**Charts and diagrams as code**
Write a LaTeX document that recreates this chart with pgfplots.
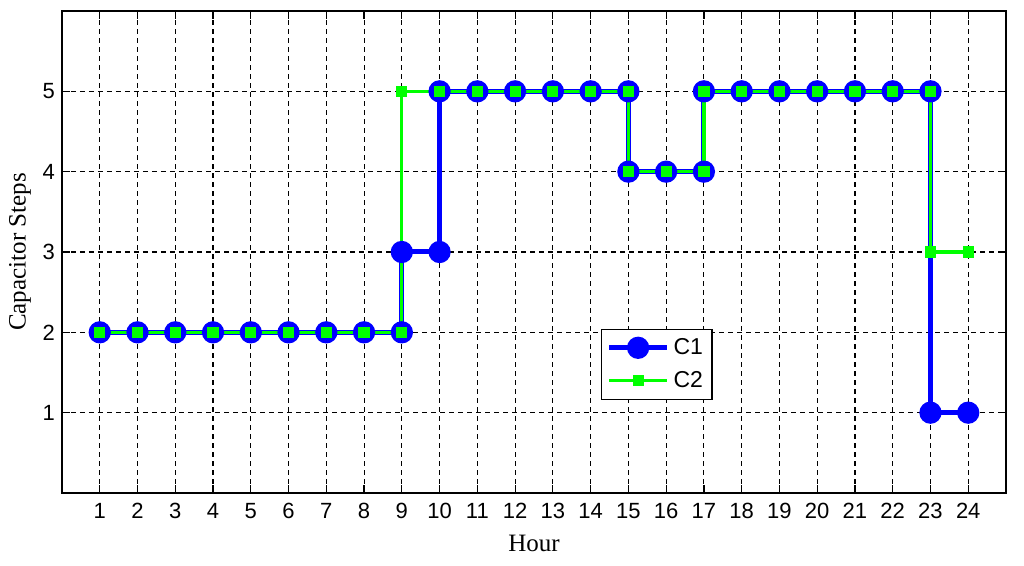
\documentclass[border=0pt]{standalone}
\usepackage{fontspec}
\setmainfont{Liberation Serif}
\setsansfont{Liberation Sans}
\usepackage{pgfplots}
\pgfplotsset{compat=1.18}
\definecolor{cblue}{RGB}{0,0,255}
\definecolor{cgreen}{RGB}{0,255,0}
\begin{document}
\begin{tikzpicture}
\path[use as bounding box] (-31pt,-36.5pt) rectangle (481pt,246.5pt);
\begin{axis}[
  scale only axis,
  width=472pt, height=241pt,
  xmin=0, xmax=25, ymin=0, ymax=6,
  xtick={1,...,24}, ytick={1,...,5},
  tick align=inside,
  xtick pos=both, ytick pos=both,
  major tick length=4pt,
  grid=major,
  major grid style={black, dash pattern=on 2.5pt off 2pt, line width=0.55pt},
  axis line style={black, line width=0.7pt},
  tick style={black, line width=0.6pt},
  /pgf/number format/assume math mode=true,
  tick label style={font=\sffamily\fontsize{11}{12}\selectfont},
  xticklabel style={yshift=-1.5pt},
  xlabel={Hour}, ylabel={Capacitor Steps},
  label style={font=\fontsize{12.5}{14}\selectfont},
  xlabel style={at={(axis description cs:0.5,-0.105)}, anchor=center},
  ylabel style={at={(axis description cs:-0.0445,0.5)}, anchor=center},
  legend style={at={(0.571,0.193)}, anchor=south west, font=\sffamily\fontsize{11.5}{13}\selectfont,
    draw=black, line width=0.6pt, inner sep=2.5pt, row sep=3pt},
  legend cell align=left,
  legend image code/.code={
    \draw[#1] (0pt,0pt) -- (29pt,0pt);
    \draw[#1, only marks] plot coordinates {(14.5pt,0pt)};
  },
]
\addplot[cblue, line width=2.5pt, mark=*, mark size=4.3pt, mark options={solid}] coordinates {
  (1,2) (2,2) (3,2) (4,2) (5,2) (6,2) (7,2) (8,2) (9,2) (9,3) (10,3) (10,5)
  (11,5) (12,5) (13,5) (14,5) (15,5) (15,4) (16,4) (17,4) (17,5)
  (18,5) (19,5) (20,5) (21,5) (22,5) (23,5) (23,1) (24,1)
};
\addlegendentry{C1}
\addplot[cgreen, line width=1.6pt, mark=square*, mark size=2pt] coordinates {
  (1,2) (2,2) (3,2) (4,2) (5,2) (6,2) (7,2) (8,2) (9,2) (9,5) (10,5)
  (11,5) (12,5) (13,5) (14,5) (15,5) (15,4) (16,4) (17,4) (17,5)
  (18,5) (19,5) (20,5) (21,5) (22,5) (23,5) (23,3) (24,3)
};
\addlegendentry{C2}
\end{axis}
\end{tikzpicture}
\end{document}
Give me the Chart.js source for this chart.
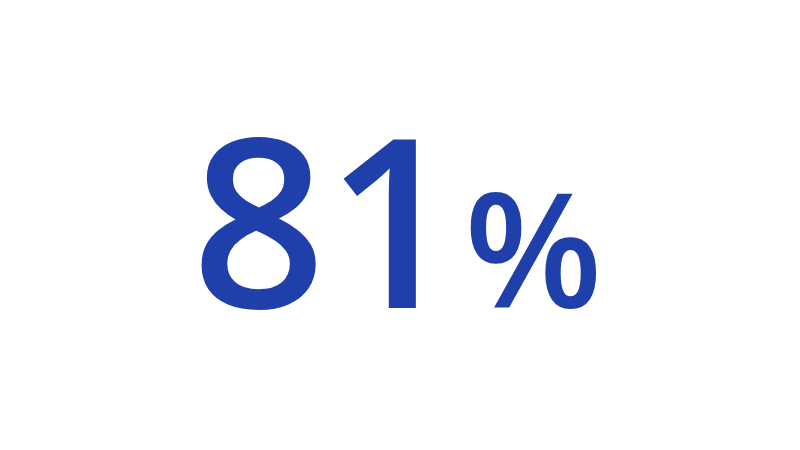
<!DOCTYPE html>
<html>
<head>
<meta charset="utf-8">
<script src="https://cdn.jsdelivr.net/npm/chart.js@4"></script>
<style>
html,body{margin:0;padding:0;background:#fff;}
#wrap{width:800px;height:450px;}
</style>
</head>
<body>
<div id="wrap"><canvas id="c" width="800" height="450"></canvas></div>
<script>
const categories = ['Share'];
const values = [81];
const suffix = '%';

const kpiPlugin = {
  id: 'kpi',
  afterDraw(chart) {
    const ctx = chart.ctx;
    const v = chart.data.datasets[0].data[0];
    const num = String(v);
    ctx.save();
    ctx.fillStyle = '#1f3faa';
    ctx.textBaseline = 'alphabetic';
    ctx.textAlign = 'left';
    const bigFont = '600 235px "Open Sans"';
    const smallFont = '600 160px "Open Sans"';
    ctx.font = bigFont;
    const w1 = ctx.measureText(num).width;
    ctx.font = smallFont;
    const w2 = ctx.measureText(suffix).width;
    const gap = 4;
    const total = w1 + gap + w2;
    const x0 = chart.width / 2 - total / 2 - 3;
    const baseY = 308;
    ctx.font = bigFont;
    ctx.fillText(num, x0, baseY);
    ctx.font = smallFont;
    ctx.fillText(suffix, x0 + w1 + gap, baseY);
    ctx.restore();
  }
};

new Chart(document.getElementById('c'), {
  type: 'bar',
  data: {
    labels: categories,
    datasets: [{ data: values, backgroundColor: 'rgba(0,0,0,0)', borderWidth: 0 }]
  },
  options: {
    responsive: false,
    animation: false,
    events: [],
    plugins: { legend: { display: false }, tooltip: { enabled: false } },
    scales: { x: { display: false }, y: { display: false, min: 0, max: 100 } }
  },
  plugins: [kpiPlugin]
});
</script>
</body>
</html>
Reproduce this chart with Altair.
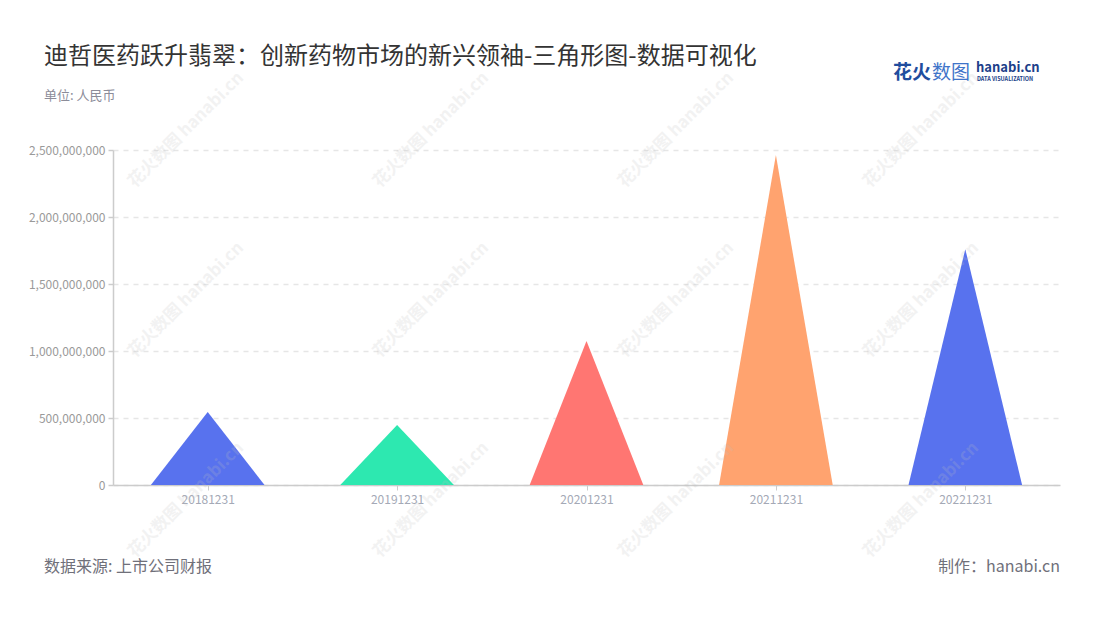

**WHAT IS NEEDED**
Without the pictures, repeat all the records word for word.

**WORKED ANSWER**
Write a LaTeX document that recreates this chart with pgfplots.
\documentclass[border=0pt]{standalone}
\usepackage{fontspec}
\setmainfont{Liberation Serif}
\setsansfont{Liberation Sans}
\usepackage{pgfplots}
\pgfplotsset{compat=1.18}
\definecolor{cblue}{RGB}{0,0,255}
\definecolor{cgreen}{RGB}{0,255,0}
\begin{document}
\begin{tikzpicture}
\path[use as bounding box] (-31pt,-36.5pt) rectangle (481pt,246.5pt);
\begin{axis}[
  scale only axis,
  width=472pt, height=241pt,
  xmin=0, xmax=25, ymin=0, ymax=6,
  xtick={1,...,24}, ytick={1,...,5},
  tick align=inside,
  xtick pos=both, ytick pos=both,
  major tick length=4pt,
  grid=major,
  major grid style={black, dash pattern=on 2.5pt off 2pt, line width=0.55pt},
  axis line style={black, line width=0.7pt},
  tick style={black, line width=0.6pt},
  /pgf/number format/assume math mode=true,
  tick label style={font=\sffamily\fontsize{11}{12}\selectfont},
  xticklabel style={yshift=-1.5pt},
  xlabel={Hour}, ylabel={Capacitor Steps},
  label style={font=\fontsize{12.5}{14}\selectfont},
  xlabel style={at={(axis description cs:0.5,-0.105)}, anchor=center},
  ylabel style={at={(axis description cs:-0.0445,0.5)}, anchor=center},
  legend style={at={(0.571,0.193)}, anchor=south west, font=\sffamily\fontsize{11.5}{13}\selectfont,
    draw=black, line width=0.6pt, inner sep=2.5pt, row sep=3pt},
  legend cell align=left,
  legend image code/.code={
    \draw[#1] (0pt,0pt) -- (29pt,0pt);
    \draw[#1, only marks] plot coordinates {(14.5pt,0pt)};
  },
]
\addplot[cblue, line width=2.5pt, mark=*, mark size=4.3pt, mark options={solid}] coordinates {
  (1,2) (2,2) (3,2) (4,2) (5,2) (6,2) (7,2) (8,2) (9,2) (9,3) (10,3) (10,5)
  (11,5) (12,5) (13,5) (14,5) (15,5) (15,4) (16,4) (17,4) (17,5)
  (18,5) (19,5) (20,5) (21,5) (22,5) (23,5) (23,1) (24,1)
};
\addlegendentry{C1}
\addplot[cgreen, line width=1.6pt, mark=square*, mark size=2pt] coordinates {
  (1,2) (2,2) (3,2) (4,2) (5,2) (6,2) (7,2) (8,2) (9,2) (9,5) (10,5)
  (11,5) (12,5) (13,5) (14,5) (15,5) (15,4) (16,4) (17,4) (17,5)
  (18,5) (19,5) (20,5) (21,5) (22,5) (23,5) (23,3) (24,3)
};
\addlegendentry{C2}
\end{axis}
\end{tikzpicture}
\end{document}
Give me the Chart.js source for this chart.
<!DOCTYPE html>
<html>
<head>
<meta charset="utf-8">
<script src="https://cdn.jsdelivr.net/npm/chart.js@4"></script>
<style>
html,body{margin:0;padding:0;background:#fff;}
#wrap{width:800px;height:450px;}
</style>
</head>
<body>
<div id="wrap"><canvas id="c" width="800" height="450"></canvas></div>
<script>
const categories = ['Share'];
const values = [81];
const suffix = '%';

const kpiPlugin = {
  id: 'kpi',
  afterDraw(chart) {
    const ctx = chart.ctx;
    const v = chart.data.datasets[0].data[0];
    const num = String(v);
    ctx.save();
    ctx.fillStyle = '#1f3faa';
    ctx.textBaseline = 'alphabetic';
    ctx.textAlign = 'left';
    const bigFont = '600 235px "Open Sans"';
    const smallFont = '600 160px "Open Sans"';
    ctx.font = bigFont;
    const w1 = ctx.measureText(num).width;
    ctx.font = smallFont;
    const w2 = ctx.measureText(suffix).width;
    const gap = 4;
    const total = w1 + gap + w2;
    const x0 = chart.width / 2 - total / 2 - 3;
    const baseY = 308;
    ctx.font = bigFont;
    ctx.fillText(num, x0, baseY);
    ctx.font = smallFont;
    ctx.fillText(suffix, x0 + w1 + gap, baseY);
    ctx.restore();
  }
};

new Chart(document.getElementById('c'), {
  type: 'bar',
  data: {
    labels: categories,
    datasets: [{ data: values, backgroundColor: 'rgba(0,0,0,0)', borderWidth: 0 }]
  },
  options: {
    responsive: false,
    animation: false,
    events: [],
    plugins: { legend: { display: false }, tooltip: { enabled: false } },
    scales: { x: { display: false }, y: { display: false, min: 0, max: 100 } }
  },
  plugins: [kpiPlugin]
});
</script>
</body>
</html>
Reproduce this chart with Altair.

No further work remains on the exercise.